Some records
======
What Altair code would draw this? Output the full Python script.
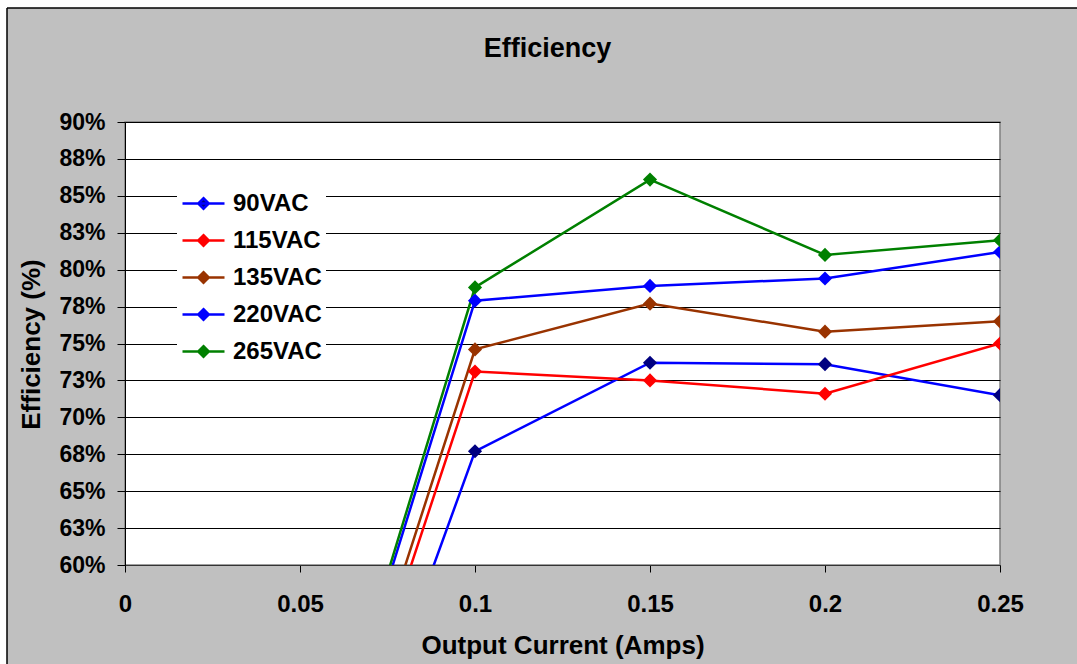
import altair as alt
import pandas as pd

# ---- data ----
currents = [0.05, 0.1, 0.15, 0.2, 0.25]
series_names = ["90VAC", "115VAC", "135VAC", "220VAC", "265VAC"]
eff_90 = [35.0, 67.7, 73.7, 73.6, 71.5]
eff_115 = [37.2, 73.1, 72.5, 71.6, 75.0]
eff_135 = [37.9, 74.6, 77.7, 75.8, 76.5]
eff_220 = [39.8, 77.9, 78.9, 79.4, 81.2]
eff_265 = [40.0, 78.8, 86.1, 81.0, 82.0]

line_colors = ["#0000FF", "#FF0000", "#993300", "#0000FF", "#008000"]
marker_colors = ["#000080", "#FF0000", "#993300", "#0000FF", "#008000"]

y_ticks = [60, 62.5, 65, 67.5, 70, 72.5, 75, 77.5, 80, 82.5, 85, 87.5, 90]
y_tick_labels = ["60%", "63%", "65%", "68%", "70%", "73%", "75%", "78%",
                 "80%", "83%", "85%", "88%", "90%"]
x_ticks = [0, 0.05, 0.1, 0.15, 0.2, 0.25]
x_tick_labels = ["0", "0.05", "0.1", "0.15", "0.2", "0.25"]

all_series = [eff_90, eff_115, eff_135, eff_220, eff_265]
rows = []
for name, vals in zip(series_names, all_series):
    for c, v in zip(currents, vals):
        rows.append({"series": name, "current": c, "eff": v})
df = pd.DataFrame(rows)

FONT = "Liberation Sans"

y_expr = ("[" + ",".join(f"'{l}'" for l in y_tick_labels) + "][indexof(["
          + ",".join(str(v) for v in y_ticks) + "], datum.value)]")
x_expr = ("[" + ",".join(f"'{l}'" for l in x_tick_labels) + "][indexof(["
          + ",".join(str(v) for v in x_ticks) + "], datum.value)]")

legend = alt.Legend(
    title=None, orient="none", legendX=52, legendY=55,
    symbolType="M-1,0L1,0M0,-0.25L0.25,0L0,0.25L-0.25,0Z",
    symbolSize=1764, symbolStrokeWidth=2.5, symbolOpacity=1,
    labelFont=FONT, labelFontSize=24, labelFontWeight="bold", labelColor="black",
    labelOffset=7, rowPadding=2, padding=4, fillColor="white",
)

x_enc = alt.X("current:Q", scale=alt.Scale(domain=[0, 0.25], nice=False, zero=False),
              axis=alt.Axis(values=x_ticks, tickCount=len(x_ticks), labelExpr=x_expr,
                            title="Output Current (Amps)",
                            grid=False, tickSize=7, tickColor="black", domainColor="#333333",
                            labelFont=FONT, labelFontSize=24, labelFontWeight="bold",
                            labelColor="black", labelPadding=20, labelFlush=False,
                            labelOverlap=False, titleFont=FONT, titleFontSize=26,
                            titleFontWeight="bold", titleColor="black", titleY=88,
                            titleBaseline="alphabetic"))
y_enc = alt.Y("eff:Q", scale=alt.Scale(domain=[60, 90], nice=False, zero=False),
              axis=alt.Axis(values=y_ticks, tickCount=len(y_ticks), labelExpr=y_expr,
                            title="Efficiency (%)",
                            grid=True, gridColor="black", gridWidth=1, tickSize=8,
                            tickColor="black", domainColor="black",
                            labelFont=FONT, labelFontSize=23, labelFontWeight="bold",
                            labelColor="black", labelPadding=12, labelFlush=False,
                            labelOverlap=False, titleFont=FONT, titleFontSize=26,
                            titleFontWeight="bold", titleColor="black", titleX=-86,
                            titleY=222, titleBaseline="alphabetic"))

base = alt.Chart(df)
lines = base.mark_line(strokeWidth=2.5, clip=True).encode(
    x=x_enc, y=y_enc,
    stroke=alt.Stroke("series:N", scale=alt.Scale(domain=series_names, range=line_colors),
                      legend=legend),
)
points = base.mark_point(shape="diamond", filled=True, size=200, opacity=1,
                         strokeWidth=0, clip=True).encode(
    x="current:Q", y="eff:Q",
    fill=alt.Fill("series:N", scale=alt.Scale(domain=series_names, range=marker_colors),
                  legend=legend),
)

# decorative outer frame of the chart area (white margin + black border)
one = alt.Data(values=[{"k": 1}])
white_left = alt.Chart(one).mark_rect(color="white").encode(
    x=alt.value(-125), x2=alt.value(-118), y=alt.value(-122), y2=alt.value(545))
white_top = alt.Chart(one).mark_rect(color="white").encode(
    x=alt.value(-125), x2=alt.value(955), y=alt.value(-122), y2=alt.value(-114))
rule_top = alt.Chart(one).mark_rule(color="black", strokeWidth=1.5).encode(
    x=alt.value(-118), x2=alt.value(955), y=alt.value(-114))
rule_left = alt.Chart(one).mark_rule(color="black", strokeWidth=1.5).encode(
    x=alt.value(-118), y=alt.value(-114), y2=alt.value(545))

chart = alt.layer(white_left, white_top, rule_top, rule_left, lines, points).properties(
    width=875, height=443,
    autosize=alt.AutoSizeParams(type="none"),
    padding={"left": 125, "top": 122, "right": 77, "bottom": 99},
    background="#C0C0C0",
    title=alt.TitleParams("Efficiency", font=FONT, fontSize=27, fontWeight="bold",
                          color="black", anchor="middle", dx=-15, offset=-84,
                          baseline="alphabetic"),
).configure_view(fill="white", stroke="#808080", strokeWidth=1.5)

chart.save("out.html", embed_options={"renderer": "svg", "actions": False})
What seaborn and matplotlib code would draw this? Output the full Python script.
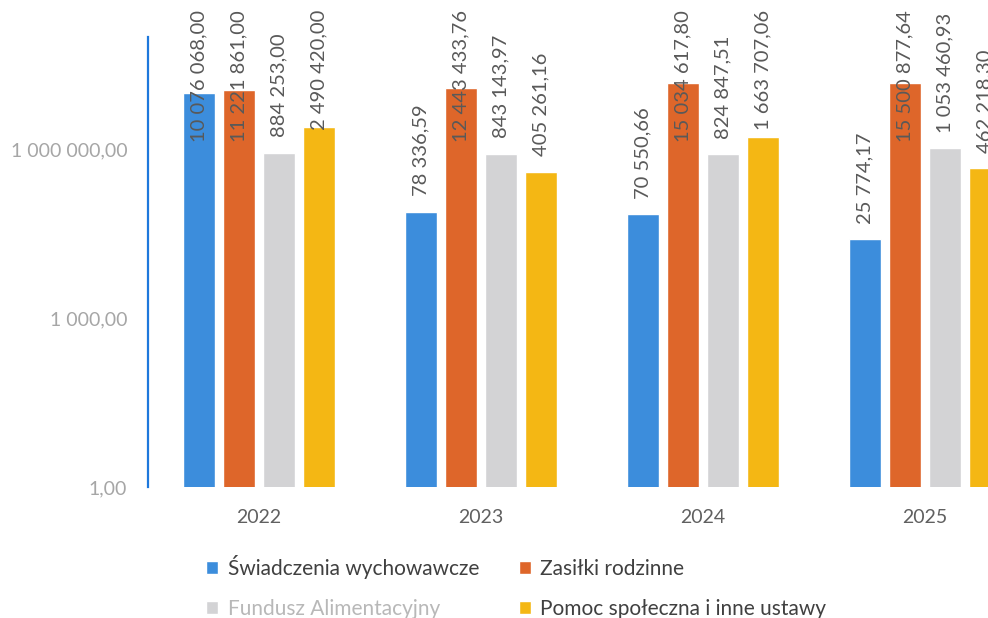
import matplotlib
matplotlib.use('Agg')
import matplotlib.pyplot as plt
from matplotlib.ticker import FixedLocator, FuncFormatter, NullLocator
import pandas as pd
import seaborn as sns

years = ['2022', '2023', '2024', '2025']
series = ['Świadczenia wychowawcze', 'Zasiłki rodzinne',
          'Fundusz Alimentacyjny', 'Pomoc społeczna i inne ustawy']
swiadczenia = [10076068.00, 78336.59, 70550.66, 25774.17]
zasilki = [11221861.00, 12443433.76, 15034617.80, 15500877.64]
fundusz = [884253.00, 843143.97, 824847.51, 1053460.93]
pomoc = [2490420.00, 405261.16, 1663707.06, 462218.30]
legend_labels = ['Świadczenia wychowawcze', 'Zasiłki rodzinne',
                 'Fundusz Alimentacyjny', 'Pomoc społeczna i inne ustawy']
y_ticks = [1, 1000, 1000000]

colors = ['#3C8DDC', '#DE662A', '#D3D3D5', '#F4B714']


def pl_number(v, pos=None):
    return '{:,.2f}'.format(v).replace(',', ' ').replace('.', ',')


rows = []
for name, vals in zip(series, [swiadczenia, zasilki, fundusz, pomoc]):
    for year, v in zip(years, vals):
        rows.append({'Rok': year, 'Seria': name, 'Kwota': v})
df = pd.DataFrame(rows)

sns.set_style('white')
plt.rcParams['font.family'] = ['Lato', 'DejaVu Sans']

dpi = 100
fig = plt.figure(figsize=(9.88, 6.18), dpi=dpi)
ax = fig.add_axes([148 / 988, 131 / 618, 888 / 988, 450 / 618])

sns.barplot(data=df, x='Rok', y='Kwota', hue='Seria', hue_order=series,
            palette=colors, width=0.72, gap=0.2, saturation=1,
            legend=False, ax=ax)
ax.set_yscale('log')

ax.set_xlim(-0.5, 3.5)
ax.set_ylim(1, 1e8)
ax.yaxis.set_major_locator(FixedLocator(y_ticks))
ax.yaxis.set_minor_locator(NullLocator())
ax.yaxis.set_major_formatter(FuncFormatter(pl_number))
ax.set_xlabel('')
ax.set_ylabel('')
ax.tick_params(axis='y', length=0, pad=15, labelsize=14, labelcolor='#A6A6A6')
ax.tick_params(axis='x', length=0, pad=16, labelsize=14, labelcolor='#606060')

for side in ['top', 'right', 'bottom']:
    ax.spines[side].set_visible(False)
ax.spines['left'].set_color('#1E78DC')
ax.spines['left'].set_linewidth(1.6)

# data labels, rotated, pushed down when they would run off the top
texts = []
for container in ax.containers:
    for bar in container:
        h = bar.get_height()
        xc = bar.get_x() + bar.get_width() / 2
        t = ax.annotate(pl_number(h), (xc, h), xytext=(0, 11),
                        textcoords='offset points', rotation=90,
                        ha='center', va='bottom', fontsize=14.5,
                        color='#595959')
        texts.append(t)

fig.canvas.draw()
renderer = fig.canvas.get_renderer()
limit = 618 - 10
for t in texts:
    bb = t.get_window_extent(renderer)
    if bb.y1 > limit:
        shift = (bb.y1 - limit) * 72 / dpi
        t.xyann = (0, 11 - shift)

handles = list(ax.containers)
order = [0, 2, 1, 3]
leg = fig.legend([handles[i] for i in order], [legend_labels[i] for i in order],
                 ncol=2, loc='upper left', bbox_to_anchor=(187 / 988, 1 - 536 / 618),
                 frameon=False, fontsize=15, handlelength=0.6, handleheight=0.6,
                 handletextpad=0.45, columnspacing=1.9, labelspacing=0.95)
for txt, i in zip(leg.get_texts(), order):
    txt.set_color('#B8B8B8' if i == 2 else '#404040')

fig.savefig('out.png', dpi=dpi)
======
Aim -> Filter the entries down to the lines with the word "draw" in them.

Written response ->
What Altair code would draw this? Output the full Python script.
What seaborn and matplotlib code would draw this? Output the full Python script.
fig.canvas.draw()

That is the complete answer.